Историки много рассказывают нам о разврате и распущенности французского двора; случается, что они упоминают о баловстве и безнравственной снисходительности правительства к порокам и необузданным поступкам аристократов, но никто не изображает оборотной стороны медали для самих распутников. Эту оборотную сторону можно вычитать из сочинений Мирабо-сына. Тут вы видите, что тюремное заключение и ссылка административным путем применялись несравненно чаще к семейным преступлениям аристократов, чем к политическим. По семейным преступлениям, за вину и без вины, юные и старые аристократы и аристократки страдали годы, умирали, сходили с ума в тюрьмах в несравненно большем числе, чем политические преступники. Отцы, жены, дочери, любовницы знатных любовников засаживали своих детей, мужей и родителей или ради их исправления, или чтобы избавиться от них и завладеть их имуществом.
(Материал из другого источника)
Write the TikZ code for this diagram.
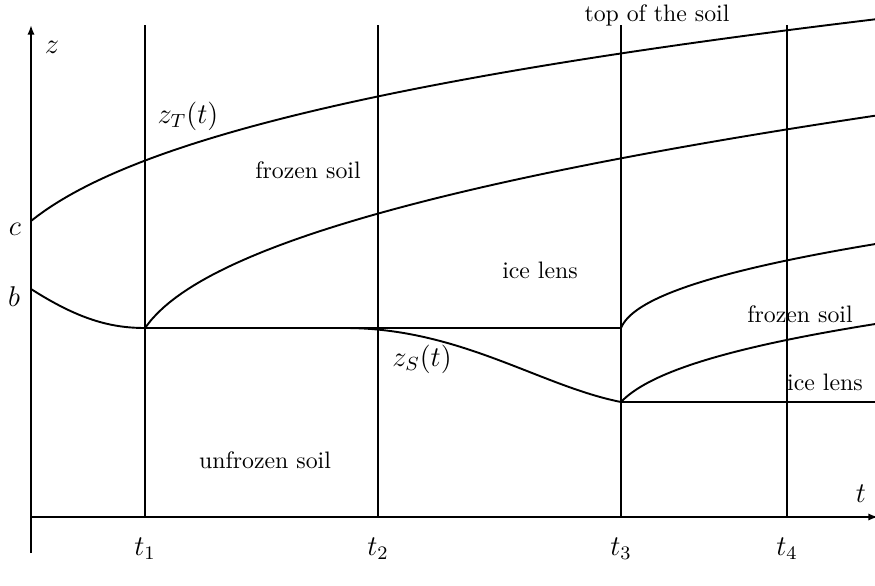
\documentclass[tikz,border=0pt]{standalone}
\usepackage{amsmath,amssymb}
\usepackage{tikz}
\usetikzlibrary{arrows.meta}

\begin{document}
\begin{tikzpicture}[
      x=0.42pt,y=-0.42pt,
      >={Latex[length=4pt,width=3pt]},
      curve/.style={thick,samples=120},
      axis/.style={thick,->},
      region/.style={font=\normalsize},
      symb/.style={font=\large}
    ]
    \useasboundingbox (0,0) rectangle (875,586);
    % axes
    \coordinate (zfoot) at (31,553);
    \coordinate (ztip) at (31,25);
    \coordinate (origin) at (31,517);
    \coordinate (ttip) at (878,517);
    \draw[axis] (zfoot) -- (ztip);
    \draw[axis] (origin) -- (ttip);
    \node[symb] (zlabel) at (52,47) {$z$};
    \node[symb] (tlabel) at (861,494) {$t$};
    \node[symb] (clabel) at (15,229) {$c$};
    \node[symb] (blabel) at (14,297) {$b$};
    % time levels
    \foreach \x/\i in {145/1,378/2,621/3,787/4}{
      \coordinate (top\i) at (\x,25);
      \coordinate (foot\i) at (\x,517);
      \draw[curve] (top\i) -- (foot\i);
      \node[symb] (t\i) at (\x,549) {$t_{\i}$};
    }
    % top of the soil z_T
    \draw[curve,domain=31:875] plot (\x,{221-47*(pow(\x+29,0.3)-3.415)});
    % frozen soil / ice lens from t1
    \draw[curve,domain=145:875] plot (\x,{328-15.1*(pow(\x-131,0.43)-3.11)});
    % freezing front z_S
    \draw[curve] (31,289) .. controls (78,319) and (110,328) .. (145,328);
    \draw[curve] (145,328) -- (621,328);
    \draw[curve] (345,328) .. controls (460,328) and (540,386) .. (621,402);
    \draw[curve] (621,402) -- (875,402);
    % new lens after t3
    \draw[curve,domain=621:875] plot (\x,{328-7.8*(pow(\x-619,0.45)-1.366)});
    \draw[curve,domain=621:875] plot (\x,{402-17.3*(pow(\x-606,0.35)-2.58)});
    % labels
    \node[symb] (zT) at (188,116) {$z_T(t)$};
    \node[symb] (zS) at (422,359) {$z_S(t)$};
    \node[region] (frozenA) at (308,170) {frozen soil};
    \node[region] (lensA) at (540,270) {ice lens};
    \node[region] (frozenB) at (800,314) {frozen soil};
    \node[region] (lensB) at (825,382) {ice lens};
    \node[region] (unfrozen) at (265,460) {unfrozen soil};
    \node[region] (soiltop) at (657,15) {top of the soil};
  \end{tikzpicture}
\end{document}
Отец-Мирабо в своем “Друге людей”, говоря о распущенности французской аристократии, доказывает, что строгими мерами ничего нельзя сделать в борьбе с подобным злом; тут необходимы хорошие примеры и привычка родителей к воздержанности. Хорошего примера он сыну своему не дал, а испросил указ, по которому восемнадцатилетний граф был заточен в крепости на острове Ре, где и должен был провести целый год или полгода вдобавок к прежним его арестам по распоряжению Ламбера.
Глава II
Женитьба Мирабо. – Первое его произведение “Опыт о деспотизме”
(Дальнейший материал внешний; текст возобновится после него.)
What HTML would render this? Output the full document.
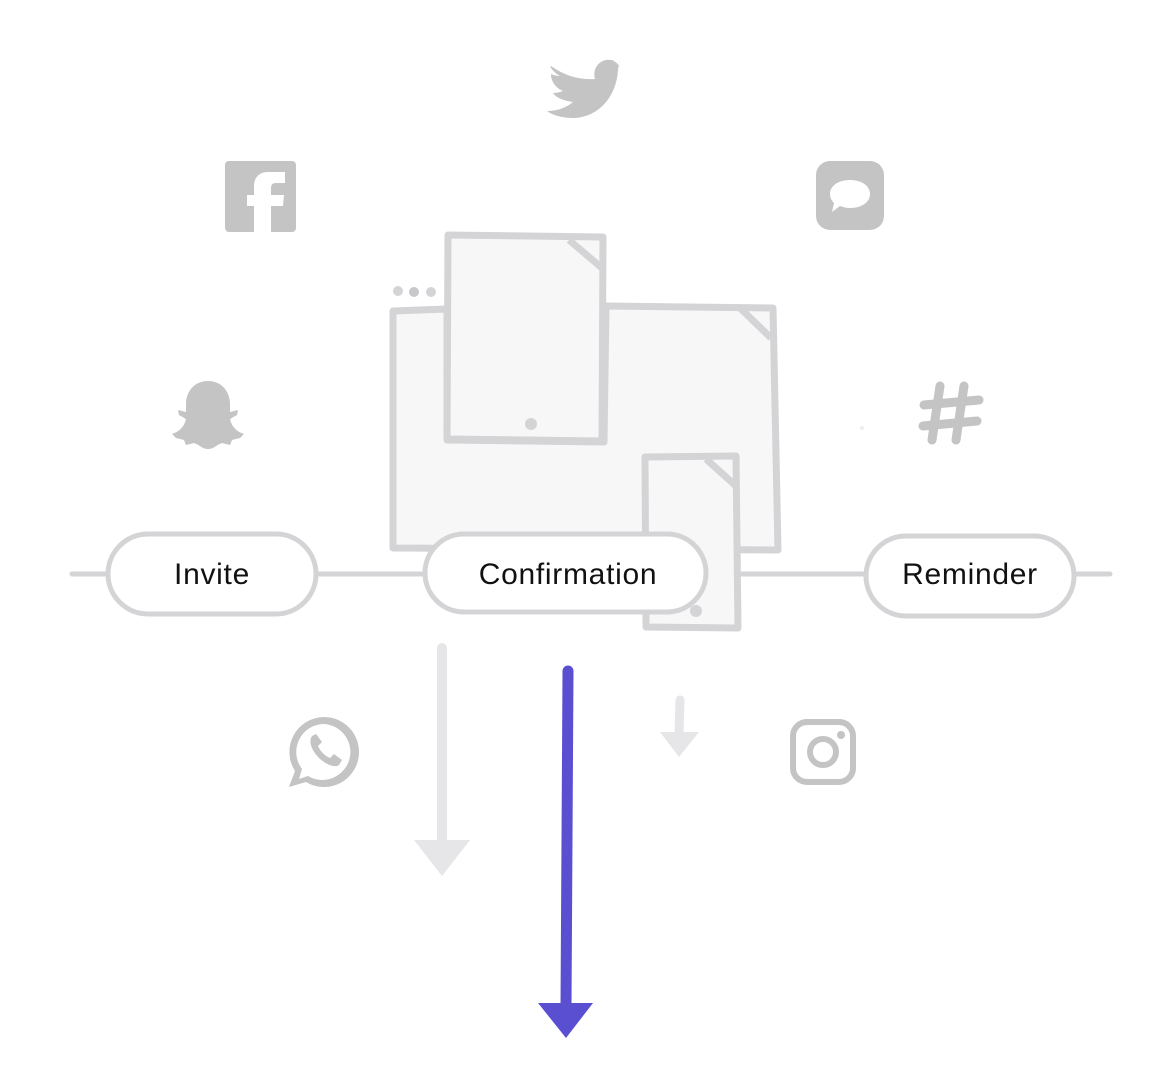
<!DOCTYPE html>
<html><head><meta charset="utf-8"><style>
html,body{margin:0;padding:0;background:#fff;}
svg{display:block;}
text{font-family:"Liberation Sans",sans-serif;}
</style></head><body>
<svg width="1168" height="1076" viewBox="0 0 1168 1076" xmlns="http://www.w3.org/2000/svg">
<g fill="#c4c4c4">
<path d="M551 66 C565 76 580 80 595 79 C592 68 600 58 612 60 C616 62 618 64 619 66 L621 58 L618 69 C617 95 600 117 574 118 C562 118 552 115 547 111 C560 111 568 106 573 102 C565 101 556 98 553 93 C557 93 560 92 563 91 C556 88 551 82 551 74 C553 75 557 76 560 76 C553 72 549 66 551 66 Z"/>
<rect x="225" y="161" width="71" height="71" rx="4"/>
<path d="M254 232 V206 H247 V195 H254 V186 C254 177 260 172 268 172 L285 172 L285 183 L276 183 C272 183 271 185 271 189 V195 H284 L283 206 H271 V232 Z" fill="#fff"/>
<rect x="816" y="161" width="68" height="69" rx="14"/>
<path d="M850 180 C862 180 870 186 870 194 C870 202 862 208 850 208 C846 208 843 207 840 206 L832 212 L834 203 C831 200 830 197 830 194 C830 186 838 180 850 180 Z" fill="#fff"/>
<path d="M208 381 C222 381 230 392 230 404 L230 412 L238 410 L237 415 L230 419 C232 428 238 432 244 434 L240 438 L232 440 L230 445 L222 443 C216 445 214 449 208 449 C202 449 200 445 194 443 L186 445 L184 440 L176 438 L172 434 C178 432 184 428 186 419 L179 415 L178 410 L186 412 L186 404 C186 392 194 381 208 381 Z"/>
<g stroke="#c4c4c4" stroke-width="9" stroke-linecap="round">
<line x1="940" y1="386" x2="932" y2="440"/><line x1="964" y1="386" x2="956" y2="440"/>
<line x1="924" y1="405" x2="979" y2="400"/><line x1="923" y1="426" x2="977" y2="421"/>
</g>
<circle cx="862" cy="428" r="2" fill="#eee"/>
<path d="M324 717 A35 35 0 1 1 306 782 L289 787 L295 771 A35 35 0 0 1 324 717 Z M324 724 A28 28 0 0 0 302 769 L299 779 L308 776 A28 28 0 1 0 324 724 Z" fill-rule="evenodd"/>
<path d="M312 736 C309 740 310 748 318 757 C326 765 335 768 339 765 L342 760 L334 754 L330 758 C325 756 320 751 318 746 L322 742 L316 734 Z"/>
<rect x="793" y="722" width="60" height="60" rx="14" fill="none" stroke="#c4c4c4" stroke-width="6"/>
<circle cx="823" cy="752" r="13" fill="none" stroke="#c4c4c4" stroke-width="6"/>
<circle cx="841" cy="735" r="4"/>
</g>
<line x1="72" y1="574" x2="1110" y2="574" stroke="#d4d4d6" stroke-width="5" stroke-linecap="round"/>
<circle cx="398" cy="291" r="5" fill="#d4d4d6"/><circle cx="414" cy="292" r="5" fill="#c8c8ca"/><circle cx="431" cy="292" r="5" fill="#d4d4d6"/>
<path d="M393 311 L447 309 L447 440 L604 442 L606 306 L773 308 L778 550 L393 548 Z" fill="#f7f7f7" stroke="#d4d4d6" stroke-width="7" stroke-linejoin="round"/>
<path d="M740 308 L771 338" stroke="#d4d4d6" stroke-width="7" fill="none"/>
<path d="M448 235 L603 237 L602 441 L447 439 Z" fill="#f7f7f7" stroke="#d4d4d6" stroke-width="7" stroke-linejoin="round"/>
<path d="M569 240 L602 268" stroke="#d4d4d6" stroke-width="7" fill="none"/>
<circle cx="531" cy="424" r="6" fill="#d4d4d6"/>
<path d="M645 457 L736 456 L738 628 L646 627 Z" fill="#f7f7f7" stroke="#d4d4d6" stroke-width="7" stroke-linejoin="round"/>
<path d="M706 459 L736 486" stroke="#d4d4d6" stroke-width="7" fill="none"/>
<rect x="108" y="534" width="208" height="80" rx="40" fill="#fff" stroke="#d4d4d6" stroke-width="5"/>
<text x="212" y="584" font-size="30" letter-spacing="0.7" text-anchor="middle" fill="#111">Invite</text>
<rect x="425" y="534" width="281" height="78" rx="39" fill="#fff" stroke="#d4d4d6" stroke-width="5"/>
<text x="568" y="584" font-size="30" letter-spacing="0.7" text-anchor="middle" fill="#111">Confirmation</text>
<circle cx="696" cy="611" r="6" fill="#d4d4d6"/>
<rect x="866" y="536" width="208" height="80" rx="40" fill="#fff" stroke="#d4d4d6" stroke-width="5"/>
<text x="970" y="584" font-size="30" letter-spacing="0.7" text-anchor="middle" fill="#111">Reminder</text>
<line x1="442" y1="648" x2="442" y2="842" stroke="#e6e6e8" stroke-width="10" stroke-linecap="round"/>
<polygon points="414,840 470,840 442,876" fill="#e6e6e8"/>
<line x1="680" y1="700" x2="679" y2="734" stroke="#e6e6e8" stroke-width="9" stroke-linecap="round"/>
<polygon points="660,732 699,732 679,757" fill="#e6e6e8"/>
<line x1="568" y1="671" x2="566" y2="1006" stroke="#5a4fd1" stroke-width="11" stroke-linecap="round"/>
<polygon points="538,1003 593,1003 566,1038" fill="#5a4fd1"/>
</svg>
</body></html>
Выпущенный на свободу граф испросил разрешение отправиться на Корсику. Корсиканцы в то время отстаивали свою свободу против притязании генуэзцев и французов, и будущему герою французской революции пришлось начать свою общественную деятельность с подавления чужой свободы. Он поступил так, как тогда поступали все французские аристократы, но природа в нем показала себя; увидев, что делалось на Корсике, он пламенными чертами изобразил варварства, которыми сопровождалась борьба со свободолюбивым народом, на бумаге. Отец разорвал его рукопись. Свободолюбивый английский аристократ, конечно, ни в коем случае не согласился бы подавлять чужую свободу, но о такой последовательности поведения юный Мирабо и не слыхивал. Он поступил, как дитя природы. Увлекаясь воинственным азартом под влиянием окружающей его среды, он пошел воевать, а когда увидал, что происходит на этой войне, то страстно вооружился против нее; но и этот второй добрый порыв был подавлен так же сурово, как честное его желание жениться. Грубость среды увлекала Мирабо на ложный путь, а когда он сделался деятелем французской революции, ему пришлось жестоко каяться в своем поступке, который вменялся знаменитому трибуну его врагами в преступление. Ему нетрудно было отличиться на войне и получить чин драгунского капитана.
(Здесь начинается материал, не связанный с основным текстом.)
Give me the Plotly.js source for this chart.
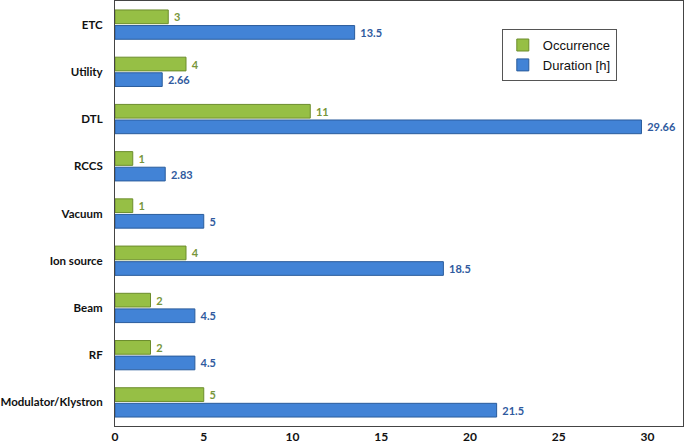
<!DOCTYPE html>
<html><head><meta charset="utf-8">
<script src="https://cdn.plot.ly/plotly-3.0.1.min.js"></script>
<style>html,body{margin:0;padding:0;background:#fff}#chart{width:685px;height:448px}</style>
</head><body><div id="chart"></div>
<script>
const categories = ["Modulator/Klystron","RF","Beam","Ion source","Vacuum","RCCS","DTL","Utility","ETC"];
const occurrence = [5,2,2,4,1,1,11,4,3];
const duration = [21.5,4.5,4.5,18.5,5,2.83,29.66,2.66,13.5];
const durationLabels = ["21.5","4.5","4.5","18.5","5","2.83","29.66","2.66","13.5"];
const occurrenceLabels = occurrence.map(String);
const xTicks = [0,5,10,15,20,25,30];

const pad = s => '\u00a0' + s;
const traces = [
  {type:'bar', orientation:'h', name:'Duration [h]', y:categories, x:duration,
   text:durationLabels.map(pad), textposition:'outside', cliponaxis:false,
   textfont:{family:'Lato, Open Sans, sans-serif', size:11, color:'#2f5a9e', weight:'bold'},
   marker:{color:'#4283d6', line:{color:'#2a5c9c', width:1}}},
  {type:'bar', orientation:'h', name:'Occurrence', y:categories, x:occurrence,
   text:occurrenceLabels.map(pad), textposition:'outside', cliponaxis:false,
   textfont:{family:'Lato, Open Sans, sans-serif', size:11, color:'#77963a', weight:'bold'},
   marker:{color:'#96bf45', line:{color:'#6c8d2c', width:1}}}
];

const layout = {
  width:685, height:448,
  margin:{l:115, r:2, t:1, b:22},
  barmode:'group', bargap:0.34, bargroupgap:0.12,
  paper_bgcolor:'#fff', plot_bgcolor:'#fff',
  showlegend:true,
  legend:{x:0.681, y:0.934, xanchor:'left', yanchor:'top', traceorder:'reversed',
    bordercolor:'#555', borderwidth:1, bgcolor:'#fff',
    font:{family:'Liberation Sans, Arial, sans-serif', size:13, color:'#111'},
    tracegroupgap:8, itemwidth:30, entrywidth:97},
  xaxis:{range:[0,32], tickvals:xTicks, ticktext:xTicks.map(String),
    showgrid:false, zeroline:false, showline:true, linecolor:'#444', linewidth:1, mirror:true,
    ticks:'', tickfont:{family:'Lato, Open Sans, sans-serif', size:12, color:'#111', weight:'bold'}},
  yaxis:{range:[-0.5,8.5], showgrid:false, zeroline:false, showline:true, linecolor:'#444', linewidth:1, mirror:true,
    ticks:'outside', ticklen:9, tickcolor:'rgba(0,0,0,0)',
    tickfont:{family:'Lato, Open Sans, sans-serif', size:11.5, color:'#111', weight:'bold'}}
};
Plotly.newPlot('chart', traces, layout, {displayModeBar:false, staticPlot:true});
</script></body></html>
Брат Мирабо-отца, рыцарь Мальтийского ордена, бальи Мирабо, считался олицетворением здравого смысла и гением-хранителем семейства. Ему естественно было желать прекратить скандал, произошедший между отцом и сыном. Он примирил их. Едва начав свою военную карьеру, юноша вышел в отставку и в 1769 году, двадцати лет, сделался доверенным по управлению имений своего отца, расположенных в разных провинциях Франции. Из специалиста по военному делу ему пришлось сделаться специалистом по сельскому хозяйству. Его подвиги на этом поприще едва ли были велики. Условия жизни и дух французской аристократии и тут заставили его показать такую же непоследовательность, какую он обнаружил, отправившись воевать против Корсики. В молодости Мирабо стоял на стороне своей матери и воевал с нею против отца. Теперь, под тяжким гнетом обстоятельств, он примирился с отцом и перешел на его сторону. С самых малых лет все его благородные порывы, его пламенное стремление бороться против всякой несправедливости подавлялись самым жестоким и варварским образом; он получил воспитание раба, а не сына. И все-таки Мирабо не мог подавить того прекрасного, что вложено было в него от рождения; непосильная борьба сделала его двуличным, лицемерным; на каждом шагу будущий властитель дум должен был преклоняться перед тем, что он ненавидел, льстить злейшим своим угнетателям и восхвалять их. Там, где его страстная, деятельная натура взращивала в нем хорошее, вконец испорченная среда подавляла этот росток, а там, где он был слаб, где он соблазнялся блеском и развратом, эта среда толкала его всеми силами на ложный путь. К примирению с отцом могли склонить не только личные выгоды, но и нравственные причины: он имел полное основание уважать в нем выдающегося писателя и полезного общественного деятеля. Но человек последовательный не мог бы примириться с отцом, не примирив с ним и свою мать; во всяком случае, он не бросил бы мать на произвол судьбы и не перешел от одного из своих родителей к другому так, чтобы этот поступок получил незавидный колорит. Мать горько упрекала его за такое поведение и с презрением отвернулась от него.